Marcus Weber: Krazy Dog Moon Kat

Cat. Villa Merkel, Galerien der Stadt Esslingen

Exhibition catalogue, edited by Andreas Baur
text (German/English) by Andreas Baur, Thomas Groetz, Esther Leslie
136 p with 150 coloured illustrations
280 x 210 mm, softcover

ISBN 978-3-86442-251-5

29,80 €

Desolate and romantic

The book on the occasion of Marcus Weber’s exhibition KRAZY DOG MOON KAT presents for the first time a wide selection of paintings by the ­artist, who was born in Stuttgart in 1965 and now lives in Berlin. They are narrative tongue-in-cheek images, allusive group portraits and urban land­scapes with grotesque re-wordings of social ­orders, and caricatured and exaggerated individual characters. There are flashes of painterly sophistication, so that some works may be read as a ­capriccio, desolate and romantic at the same time. Great painters seem to always resonate – Marcus Weber displays an unmistakable enthusiasm for ­artists such as James Ensor and Philip Guston.All in all, this creates a grotesque mixture mocking each and every hierarchy, based as much on ­productive bridging into the realm of comics by Georg Herriman as on art history. Weber is a genre painter in the best tradition who paints images of society. Unconventional communities are moved into focus – such as isolated men at bar counters, characters reading art magazines, certain types slouching in design furniture, and café house scenes where masked people gather together – but above all, ­delicate details receive the utmost ­attention, such as three scoops of ice cream or a piece of cake known as Donauwelle.
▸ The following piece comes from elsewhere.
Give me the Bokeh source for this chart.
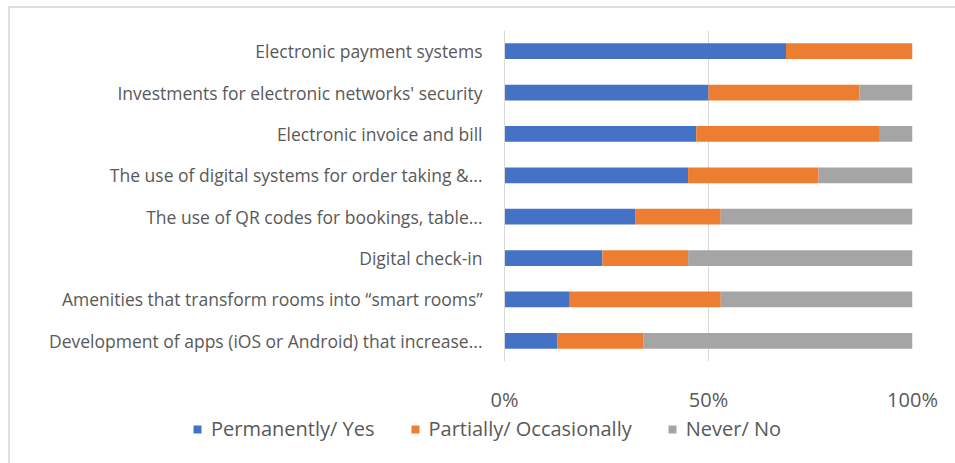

As a subtle and multi-layered reaction to current political and social conditions, these works outrival so-called new history painting, which is usually exhausted by painted copies of press photos. Accordingly, the New York Times (May 2, 2018), on the occasion of his first solo exhibition in the United States, attested to the artist a surprisingly up-to-date ­approach in his emulating the immutability of real life.